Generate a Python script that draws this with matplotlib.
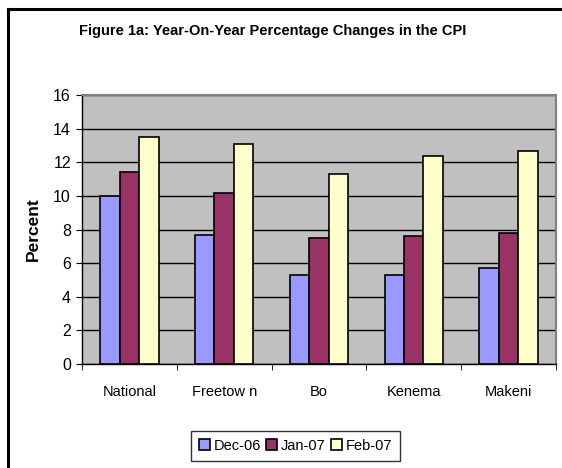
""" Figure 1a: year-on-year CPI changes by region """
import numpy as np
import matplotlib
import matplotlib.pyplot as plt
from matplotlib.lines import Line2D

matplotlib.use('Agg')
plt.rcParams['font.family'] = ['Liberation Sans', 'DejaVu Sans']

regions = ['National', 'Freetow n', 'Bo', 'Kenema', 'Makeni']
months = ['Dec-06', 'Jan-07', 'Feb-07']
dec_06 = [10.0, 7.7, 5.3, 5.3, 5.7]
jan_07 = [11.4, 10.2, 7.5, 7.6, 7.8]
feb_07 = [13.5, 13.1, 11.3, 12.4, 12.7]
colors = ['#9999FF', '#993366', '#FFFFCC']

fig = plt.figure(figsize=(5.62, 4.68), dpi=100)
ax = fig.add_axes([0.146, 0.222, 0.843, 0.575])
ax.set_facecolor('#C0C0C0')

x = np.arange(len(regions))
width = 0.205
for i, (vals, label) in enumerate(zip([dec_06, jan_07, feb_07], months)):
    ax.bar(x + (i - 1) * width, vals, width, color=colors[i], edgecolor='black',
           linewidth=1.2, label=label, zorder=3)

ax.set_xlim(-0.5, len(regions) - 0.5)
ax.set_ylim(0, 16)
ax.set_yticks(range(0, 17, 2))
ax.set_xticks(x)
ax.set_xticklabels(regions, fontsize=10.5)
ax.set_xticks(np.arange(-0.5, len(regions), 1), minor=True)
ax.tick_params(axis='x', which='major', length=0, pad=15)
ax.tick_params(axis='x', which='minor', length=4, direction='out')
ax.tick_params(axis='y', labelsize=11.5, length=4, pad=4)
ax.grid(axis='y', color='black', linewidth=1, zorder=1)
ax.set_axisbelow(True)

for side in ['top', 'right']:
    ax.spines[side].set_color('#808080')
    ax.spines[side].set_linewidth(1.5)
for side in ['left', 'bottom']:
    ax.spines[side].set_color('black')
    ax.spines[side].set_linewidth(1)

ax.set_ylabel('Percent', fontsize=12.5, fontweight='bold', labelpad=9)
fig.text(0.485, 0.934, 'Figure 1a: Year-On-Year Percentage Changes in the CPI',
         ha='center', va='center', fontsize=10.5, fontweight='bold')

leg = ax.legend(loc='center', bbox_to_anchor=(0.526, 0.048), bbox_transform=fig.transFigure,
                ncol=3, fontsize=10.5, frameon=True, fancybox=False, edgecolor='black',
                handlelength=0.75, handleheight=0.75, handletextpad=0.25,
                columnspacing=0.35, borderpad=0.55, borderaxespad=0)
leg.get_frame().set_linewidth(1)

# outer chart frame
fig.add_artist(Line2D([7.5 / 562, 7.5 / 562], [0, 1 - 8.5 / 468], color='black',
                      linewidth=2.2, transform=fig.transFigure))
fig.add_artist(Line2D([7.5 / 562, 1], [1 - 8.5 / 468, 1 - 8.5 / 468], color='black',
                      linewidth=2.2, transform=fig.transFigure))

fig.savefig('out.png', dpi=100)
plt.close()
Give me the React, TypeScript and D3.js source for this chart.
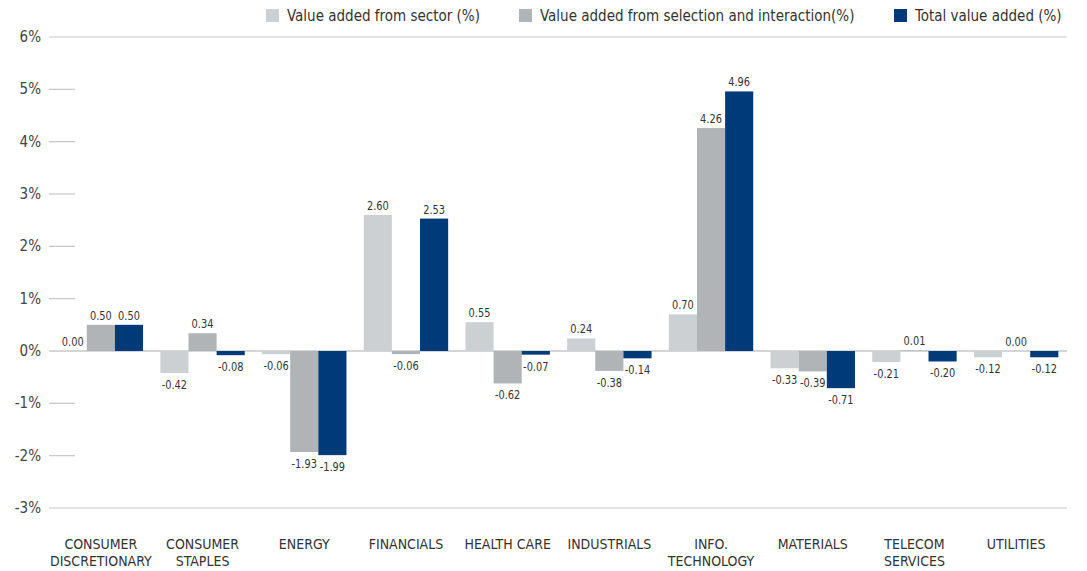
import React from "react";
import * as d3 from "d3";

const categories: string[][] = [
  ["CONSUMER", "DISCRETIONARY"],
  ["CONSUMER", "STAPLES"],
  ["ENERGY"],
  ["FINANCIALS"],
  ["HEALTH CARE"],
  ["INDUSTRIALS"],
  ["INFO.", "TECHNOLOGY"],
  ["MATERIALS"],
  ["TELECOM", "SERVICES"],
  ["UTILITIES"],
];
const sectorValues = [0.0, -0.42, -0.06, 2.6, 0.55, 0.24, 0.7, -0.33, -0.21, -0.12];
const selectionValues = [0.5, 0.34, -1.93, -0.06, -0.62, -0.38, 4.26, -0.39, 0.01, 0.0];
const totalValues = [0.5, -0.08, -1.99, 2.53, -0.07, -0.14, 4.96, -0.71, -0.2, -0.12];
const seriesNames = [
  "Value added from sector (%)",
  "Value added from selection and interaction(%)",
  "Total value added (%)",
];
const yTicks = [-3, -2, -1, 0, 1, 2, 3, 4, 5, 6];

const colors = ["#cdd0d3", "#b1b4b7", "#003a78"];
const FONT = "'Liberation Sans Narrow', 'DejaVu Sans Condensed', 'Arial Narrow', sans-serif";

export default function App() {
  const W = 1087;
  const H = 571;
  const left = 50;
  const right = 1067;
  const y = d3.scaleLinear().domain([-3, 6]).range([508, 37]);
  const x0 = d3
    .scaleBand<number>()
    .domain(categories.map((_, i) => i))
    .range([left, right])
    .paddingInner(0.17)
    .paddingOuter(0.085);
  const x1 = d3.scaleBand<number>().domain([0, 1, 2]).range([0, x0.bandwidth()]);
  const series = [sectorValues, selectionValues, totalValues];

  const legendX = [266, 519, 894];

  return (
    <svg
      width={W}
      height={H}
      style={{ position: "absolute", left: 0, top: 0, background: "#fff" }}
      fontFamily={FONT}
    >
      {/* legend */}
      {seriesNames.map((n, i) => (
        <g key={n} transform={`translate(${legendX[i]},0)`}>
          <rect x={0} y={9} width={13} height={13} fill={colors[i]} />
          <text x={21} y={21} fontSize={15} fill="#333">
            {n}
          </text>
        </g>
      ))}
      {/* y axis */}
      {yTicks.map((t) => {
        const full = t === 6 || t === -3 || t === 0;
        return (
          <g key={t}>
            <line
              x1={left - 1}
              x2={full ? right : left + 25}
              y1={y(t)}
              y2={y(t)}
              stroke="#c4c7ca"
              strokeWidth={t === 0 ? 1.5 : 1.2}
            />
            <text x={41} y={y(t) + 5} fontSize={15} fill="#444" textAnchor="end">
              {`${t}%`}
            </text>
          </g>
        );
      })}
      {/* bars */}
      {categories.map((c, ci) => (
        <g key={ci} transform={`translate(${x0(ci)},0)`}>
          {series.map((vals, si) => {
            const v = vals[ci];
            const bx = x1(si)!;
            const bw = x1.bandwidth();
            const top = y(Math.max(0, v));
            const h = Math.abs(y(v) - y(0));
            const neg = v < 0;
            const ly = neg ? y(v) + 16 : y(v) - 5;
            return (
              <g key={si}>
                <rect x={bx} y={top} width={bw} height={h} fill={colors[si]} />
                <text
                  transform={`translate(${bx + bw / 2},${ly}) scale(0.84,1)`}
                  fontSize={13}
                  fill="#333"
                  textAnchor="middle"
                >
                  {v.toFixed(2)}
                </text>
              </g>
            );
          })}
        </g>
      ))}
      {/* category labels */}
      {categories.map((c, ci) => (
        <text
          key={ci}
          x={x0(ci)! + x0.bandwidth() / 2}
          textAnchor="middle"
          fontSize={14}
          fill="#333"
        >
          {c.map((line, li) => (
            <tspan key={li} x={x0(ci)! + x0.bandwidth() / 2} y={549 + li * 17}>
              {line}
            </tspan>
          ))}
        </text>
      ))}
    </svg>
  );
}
════════════════
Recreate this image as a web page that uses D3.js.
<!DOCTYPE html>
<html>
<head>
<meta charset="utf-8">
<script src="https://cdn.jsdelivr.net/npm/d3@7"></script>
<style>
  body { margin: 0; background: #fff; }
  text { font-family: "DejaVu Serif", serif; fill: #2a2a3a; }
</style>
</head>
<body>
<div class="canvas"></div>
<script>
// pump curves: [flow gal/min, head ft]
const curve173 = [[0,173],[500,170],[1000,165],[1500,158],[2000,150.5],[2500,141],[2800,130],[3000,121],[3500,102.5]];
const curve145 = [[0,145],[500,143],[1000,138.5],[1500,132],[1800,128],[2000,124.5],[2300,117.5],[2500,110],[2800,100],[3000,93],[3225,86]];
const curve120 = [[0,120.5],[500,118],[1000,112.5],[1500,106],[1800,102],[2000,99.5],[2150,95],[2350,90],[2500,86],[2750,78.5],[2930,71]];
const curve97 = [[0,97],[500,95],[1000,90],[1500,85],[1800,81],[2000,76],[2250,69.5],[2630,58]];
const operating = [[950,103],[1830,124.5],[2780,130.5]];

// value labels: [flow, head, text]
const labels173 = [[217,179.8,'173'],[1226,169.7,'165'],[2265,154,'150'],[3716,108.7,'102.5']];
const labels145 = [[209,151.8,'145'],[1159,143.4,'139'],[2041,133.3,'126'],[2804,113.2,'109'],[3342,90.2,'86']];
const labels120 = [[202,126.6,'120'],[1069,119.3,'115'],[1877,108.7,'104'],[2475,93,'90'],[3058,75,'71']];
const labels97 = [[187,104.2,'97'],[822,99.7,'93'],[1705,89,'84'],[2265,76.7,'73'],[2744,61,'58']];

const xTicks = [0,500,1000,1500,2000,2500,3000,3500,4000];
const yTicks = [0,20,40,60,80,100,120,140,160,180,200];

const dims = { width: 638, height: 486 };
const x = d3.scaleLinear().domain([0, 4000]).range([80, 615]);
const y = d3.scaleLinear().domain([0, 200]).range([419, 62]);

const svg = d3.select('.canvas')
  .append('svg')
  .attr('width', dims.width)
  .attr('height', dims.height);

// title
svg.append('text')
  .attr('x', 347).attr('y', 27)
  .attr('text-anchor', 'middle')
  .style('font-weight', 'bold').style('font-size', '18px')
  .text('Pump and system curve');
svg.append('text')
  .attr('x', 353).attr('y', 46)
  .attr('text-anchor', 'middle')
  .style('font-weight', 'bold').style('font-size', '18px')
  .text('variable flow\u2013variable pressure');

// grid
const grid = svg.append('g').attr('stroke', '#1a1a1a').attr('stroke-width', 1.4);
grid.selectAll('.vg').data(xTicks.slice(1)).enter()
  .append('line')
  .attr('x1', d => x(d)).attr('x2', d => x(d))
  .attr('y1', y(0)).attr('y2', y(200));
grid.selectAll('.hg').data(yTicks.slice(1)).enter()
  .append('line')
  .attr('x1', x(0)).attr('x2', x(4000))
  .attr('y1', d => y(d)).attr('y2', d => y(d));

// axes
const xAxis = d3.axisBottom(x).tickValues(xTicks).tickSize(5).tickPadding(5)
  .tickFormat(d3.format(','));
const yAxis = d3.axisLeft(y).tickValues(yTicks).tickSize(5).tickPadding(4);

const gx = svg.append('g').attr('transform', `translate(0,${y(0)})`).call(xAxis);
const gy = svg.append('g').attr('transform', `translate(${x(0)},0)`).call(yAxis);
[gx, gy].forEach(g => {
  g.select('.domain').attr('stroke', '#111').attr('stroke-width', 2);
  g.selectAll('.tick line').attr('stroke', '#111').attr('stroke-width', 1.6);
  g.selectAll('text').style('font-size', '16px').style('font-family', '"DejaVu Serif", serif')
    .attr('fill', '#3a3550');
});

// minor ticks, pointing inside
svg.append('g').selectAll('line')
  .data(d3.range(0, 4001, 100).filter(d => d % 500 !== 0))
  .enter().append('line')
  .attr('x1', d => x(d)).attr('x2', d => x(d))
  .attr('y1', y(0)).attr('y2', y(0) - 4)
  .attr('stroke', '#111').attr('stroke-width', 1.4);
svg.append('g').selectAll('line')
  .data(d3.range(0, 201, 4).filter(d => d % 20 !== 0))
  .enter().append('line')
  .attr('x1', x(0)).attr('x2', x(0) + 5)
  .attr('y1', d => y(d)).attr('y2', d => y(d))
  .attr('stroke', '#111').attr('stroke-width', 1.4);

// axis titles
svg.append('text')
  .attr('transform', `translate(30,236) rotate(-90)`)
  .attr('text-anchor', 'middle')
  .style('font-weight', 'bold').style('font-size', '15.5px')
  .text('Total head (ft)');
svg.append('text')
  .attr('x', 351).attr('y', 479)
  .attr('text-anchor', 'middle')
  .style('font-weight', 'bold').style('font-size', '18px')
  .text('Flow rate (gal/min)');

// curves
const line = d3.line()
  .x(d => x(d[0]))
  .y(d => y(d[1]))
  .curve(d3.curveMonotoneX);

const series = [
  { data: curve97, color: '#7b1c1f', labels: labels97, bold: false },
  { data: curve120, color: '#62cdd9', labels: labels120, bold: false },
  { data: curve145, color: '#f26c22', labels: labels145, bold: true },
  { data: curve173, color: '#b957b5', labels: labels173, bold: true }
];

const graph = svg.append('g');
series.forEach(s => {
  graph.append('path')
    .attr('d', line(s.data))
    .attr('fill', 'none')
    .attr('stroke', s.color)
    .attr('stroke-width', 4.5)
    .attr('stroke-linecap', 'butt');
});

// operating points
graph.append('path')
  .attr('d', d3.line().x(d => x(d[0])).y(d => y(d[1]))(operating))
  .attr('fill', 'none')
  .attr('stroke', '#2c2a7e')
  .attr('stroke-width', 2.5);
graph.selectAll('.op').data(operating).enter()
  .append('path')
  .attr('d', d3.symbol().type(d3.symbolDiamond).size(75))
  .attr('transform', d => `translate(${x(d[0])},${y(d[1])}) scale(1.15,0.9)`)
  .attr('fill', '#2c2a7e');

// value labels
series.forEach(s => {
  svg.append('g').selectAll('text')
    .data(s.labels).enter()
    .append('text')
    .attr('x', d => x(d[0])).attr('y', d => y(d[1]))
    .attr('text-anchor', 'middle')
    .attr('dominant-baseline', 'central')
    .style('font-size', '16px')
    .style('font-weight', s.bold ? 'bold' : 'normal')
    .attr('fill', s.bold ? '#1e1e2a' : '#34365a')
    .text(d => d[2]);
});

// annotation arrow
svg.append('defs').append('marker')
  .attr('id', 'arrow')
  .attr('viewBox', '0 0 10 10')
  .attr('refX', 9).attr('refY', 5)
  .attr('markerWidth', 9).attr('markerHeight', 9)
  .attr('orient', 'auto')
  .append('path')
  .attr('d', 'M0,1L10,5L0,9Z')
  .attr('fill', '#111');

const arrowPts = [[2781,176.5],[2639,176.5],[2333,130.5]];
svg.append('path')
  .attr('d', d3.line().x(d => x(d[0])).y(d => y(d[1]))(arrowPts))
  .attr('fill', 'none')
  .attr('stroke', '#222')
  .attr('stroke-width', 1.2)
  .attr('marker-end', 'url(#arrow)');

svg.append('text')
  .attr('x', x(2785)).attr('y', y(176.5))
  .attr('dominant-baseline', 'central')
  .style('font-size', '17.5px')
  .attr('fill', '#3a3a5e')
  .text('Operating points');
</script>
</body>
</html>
════════════════
*WORK TO BE COMPLETED*.
Copy out precisely the lines from the line with "Recreate this image" to the line with "const operating = [[950,103],[1830,124.5],[2780,130.5]];" in the material above, including those two lines and omitting all the rest.

*FULL SOLUTION*.
Recreate this image as a web page that uses D3.js.
<!DOCTYPE html>
<html>
<head>
<meta charset="utf-8">
<script src="https://cdn.jsdelivr.net/npm/d3@7"></script>
<style>
  body { margin: 0; background: #fff; }
  text { font-family: "DejaVu Serif", serif; fill: #2a2a3a; }
</style>
</head>
<body>
<div class="canvas"></div>
<script>
// pump curves: [flow gal/min, head ft]
const curve173 = [[0,173],[500,170],[1000,165],[1500,158],[2000,150.5],[2500,141],[2800,130],[3000,121],[3500,102.5]];
const curve145 = [[0,145],[500,143],[1000,138.5],[1500,132],[1800,128],[2000,124.5],[2300,117.5],[2500,110],[2800,100],[3000,93],[3225,86]];
const curve120 = [[0,120.5],[500,118],[1000,112.5],[1500,106],[1800,102],[2000,99.5],[2150,95],[2350,90],[2500,86],[2750,78.5],[2930,71]];
const curve97 = [[0,97],[500,95],[1000,90],[1500,85],[1800,81],[2000,76],[2250,69.5],[2630,58]];
const operating = [[950,103],[1830,124.5],[2780,130.5]];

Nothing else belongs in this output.